Given request: Leaving out every picture, quote the data below exactly as it appears.

^^^^^^^^

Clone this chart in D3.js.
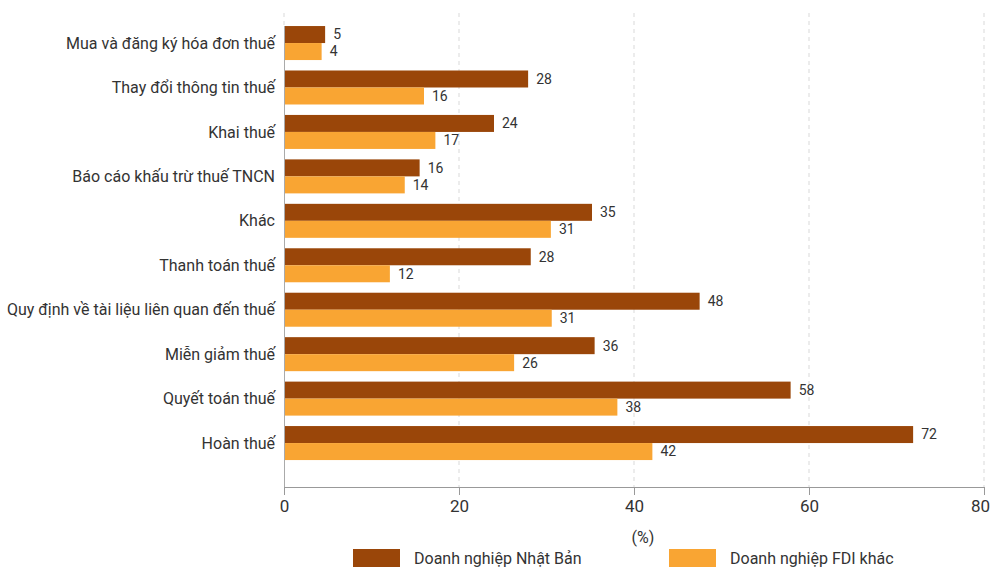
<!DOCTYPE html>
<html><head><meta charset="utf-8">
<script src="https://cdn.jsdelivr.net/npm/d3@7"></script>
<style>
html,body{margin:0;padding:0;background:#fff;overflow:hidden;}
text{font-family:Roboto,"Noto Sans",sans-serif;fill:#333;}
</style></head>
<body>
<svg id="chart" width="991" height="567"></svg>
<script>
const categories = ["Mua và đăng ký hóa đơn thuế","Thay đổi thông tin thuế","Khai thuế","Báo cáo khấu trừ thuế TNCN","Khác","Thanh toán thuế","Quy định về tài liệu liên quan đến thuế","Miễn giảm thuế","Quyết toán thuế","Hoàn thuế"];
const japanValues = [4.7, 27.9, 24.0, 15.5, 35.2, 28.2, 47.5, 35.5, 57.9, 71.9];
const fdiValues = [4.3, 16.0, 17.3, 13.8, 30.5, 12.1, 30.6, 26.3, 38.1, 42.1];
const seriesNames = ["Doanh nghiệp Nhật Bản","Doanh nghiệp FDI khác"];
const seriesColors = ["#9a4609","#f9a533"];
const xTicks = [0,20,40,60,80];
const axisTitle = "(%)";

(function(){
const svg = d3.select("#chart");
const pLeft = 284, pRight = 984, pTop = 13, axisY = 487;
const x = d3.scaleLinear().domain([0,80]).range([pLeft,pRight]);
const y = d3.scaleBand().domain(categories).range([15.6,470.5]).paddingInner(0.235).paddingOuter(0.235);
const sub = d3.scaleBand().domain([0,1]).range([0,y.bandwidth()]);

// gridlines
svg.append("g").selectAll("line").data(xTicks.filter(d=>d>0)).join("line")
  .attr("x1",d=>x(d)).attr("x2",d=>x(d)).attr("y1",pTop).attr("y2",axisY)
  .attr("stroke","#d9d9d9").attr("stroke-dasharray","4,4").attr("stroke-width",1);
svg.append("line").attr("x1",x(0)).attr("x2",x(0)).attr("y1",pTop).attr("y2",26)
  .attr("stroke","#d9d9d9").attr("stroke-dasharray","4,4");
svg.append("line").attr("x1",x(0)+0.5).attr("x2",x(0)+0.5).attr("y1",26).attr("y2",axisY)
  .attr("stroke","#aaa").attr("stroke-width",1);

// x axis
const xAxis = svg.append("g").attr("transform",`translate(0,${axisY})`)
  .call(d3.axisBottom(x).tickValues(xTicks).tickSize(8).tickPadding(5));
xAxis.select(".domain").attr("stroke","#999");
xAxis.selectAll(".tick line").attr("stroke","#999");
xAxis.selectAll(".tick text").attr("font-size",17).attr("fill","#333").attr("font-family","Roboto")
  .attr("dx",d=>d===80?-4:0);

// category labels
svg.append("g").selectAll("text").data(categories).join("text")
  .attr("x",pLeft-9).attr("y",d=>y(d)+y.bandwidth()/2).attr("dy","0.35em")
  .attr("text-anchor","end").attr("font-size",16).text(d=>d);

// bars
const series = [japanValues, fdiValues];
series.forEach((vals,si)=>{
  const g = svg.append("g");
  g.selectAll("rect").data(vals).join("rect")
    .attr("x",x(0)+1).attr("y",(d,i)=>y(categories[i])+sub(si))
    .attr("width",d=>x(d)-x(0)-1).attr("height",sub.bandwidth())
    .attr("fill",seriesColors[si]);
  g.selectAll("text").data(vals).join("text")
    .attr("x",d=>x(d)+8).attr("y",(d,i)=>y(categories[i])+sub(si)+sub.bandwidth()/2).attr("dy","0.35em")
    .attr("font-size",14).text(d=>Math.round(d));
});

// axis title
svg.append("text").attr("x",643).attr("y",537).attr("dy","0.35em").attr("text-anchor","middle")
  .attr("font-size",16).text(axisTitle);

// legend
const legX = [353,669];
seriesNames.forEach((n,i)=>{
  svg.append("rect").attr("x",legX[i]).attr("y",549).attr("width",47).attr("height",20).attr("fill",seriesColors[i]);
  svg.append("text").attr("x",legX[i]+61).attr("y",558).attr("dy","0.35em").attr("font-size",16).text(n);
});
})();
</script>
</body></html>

^^^^^^^^

Output:
Clone this chart in D3.js.
<!DOCTYPE html>
<html><head><meta charset="utf-8">
<script src="https://cdn.jsdelivr.net/npm/d3@7"></script>
<style>
html,body{margin:0;padding:0;background:#fff;overflow:hidden;}
text{font-family:Roboto,"Noto Sans",sans-serif;fill:#333;}
</style></head>
<body>
<svg id="chart" width="991" height="567"></svg>
<script>
const categories = ["Mua và đăng ký hóa đơn thuế","Thay đổi thông tin thuế","Khai thuế","Báo cáo khấu trừ thuế TNCN","Khác","Thanh toán thuế","Quy định về tài liệu liên quan đến thuế","Miễn giảm thuế","Quyết toán thuế","Hoàn thuế"];
const japanValues = [4.7, 27.9, 24.0, 15.5, 35.2, 28.2, 47.5, 35.5, 57.9, 71.9];
const fdiValues = [4.3, 16.0, 17.3, 13.8, 30.5, 12.1, 30.6, 26.3, 38.1, 42.1];
const seriesNames = ["Doanh nghiệp Nhật Bản","Doanh nghiệp FDI khác"];
const seriesColors = ["#9a4609","#f9a533"];
const xTicks = [0,20,40,60,80];
const axisTitle = "(%)";

(function(){
const svg = d3.select("#chart");
const pLeft = 284, pRight = 984, pTop = 13, axisY = 487;
const x = d3.scaleLinear().domain([0,80]).range([pLeft,pRight]);
const y = d3.scaleBand().domain(categories).range([15.6,470.5]).paddingInner(0.235).paddingOuter(0.235);
const sub = d3.scaleBand().domain([0,1]).range([0,y.bandwidth()]);

// gridlines
svg.append("g").selectAll("line").data(xTicks.filter(d=>d>0)).join("line")
  .attr("x1",d=>x(d)).attr("x2",d=>x(d)).attr("y1",pTop).attr("y2",axisY)
  .attr("stroke","#d9d9d9").attr("stroke-dasharray","4,4").attr("stroke-width",1);
svg.append("line").attr("x1",x(0)).attr("x2",x(0)).attr("y1",pTop).attr("y2",26)
  .attr("stroke","#d9d9d9").attr("stroke-dasharray","4,4");
svg.append("line").attr("x1",x(0)+0.5).attr("x2",x(0)+0.5).attr("y1",26).attr("y2",axisY)
  .attr("stroke","#aaa").attr("stroke-width",1);

// x axis
const xAxis = svg.append("g").attr("transform",`translate(0,${axisY})`)
  .call(d3.axisBottom(x).tickValues(xTicks).tickSize(8).tickPadding(5));
xAxis.select(".domain").attr("stroke","#999");
xAxis.selectAll(".tick line").attr("stroke","#999");
xAxis.selectAll(".tick text").attr("font-size",17).attr("fill","#333").attr("font-family","Roboto")
  .attr("dx",d=>d===80?-4:0);

// category labels
svg.append("g").selectAll("text").data(categories).join("text")
  .attr("x",pLeft-9).attr("y",d=>y(d)+y.bandwidth()/2).attr("dy","0.35em")
  .attr("text-anchor","end").attr("font-size",16).text(d=>d);

// bars
const series = [japanValues, fdiValues];
series.forEach((vals,si)=>{
  const g = svg.append("g");
  g.selectAll("rect").data(vals).join("rect")
    .attr("x",x(0)+1).attr("y",(d,i)=>y(categories[i])+sub(si))
    .attr("width",d=>x(d)-x(0)-1).attr("height",sub.bandwidth())
    .attr("fill",seriesColors[si]);
  g.selectAll("text").data(vals).join("text")
    .attr("x",d=>x(d)+8).attr("y",(d,i)=>y(categories[i])+sub(si)+sub.bandwidth()/2).attr("dy","0.35em")
    .attr("font-size",14).text(d=>Math.round(d));
});

// axis title
svg.append("text").attr("x",643).attr("y",537).attr("dy","0.35em").attr("text-anchor","middle")
  .attr("font-size",16).text(axisTitle);

// legend
const legX = [353,669];
seriesNames.forEach((n,i)=>{
  svg.append("rect").attr("x",legX[i]).attr("y",549).attr("width",47).attr("height",20).attr("fill",seriesColors[i]);
  svg.append("text").attr("x",legX[i]+61).attr("y",558).attr("dy","0.35em").attr("font-size",16).text(n);
});
})();
</script>
</body></html>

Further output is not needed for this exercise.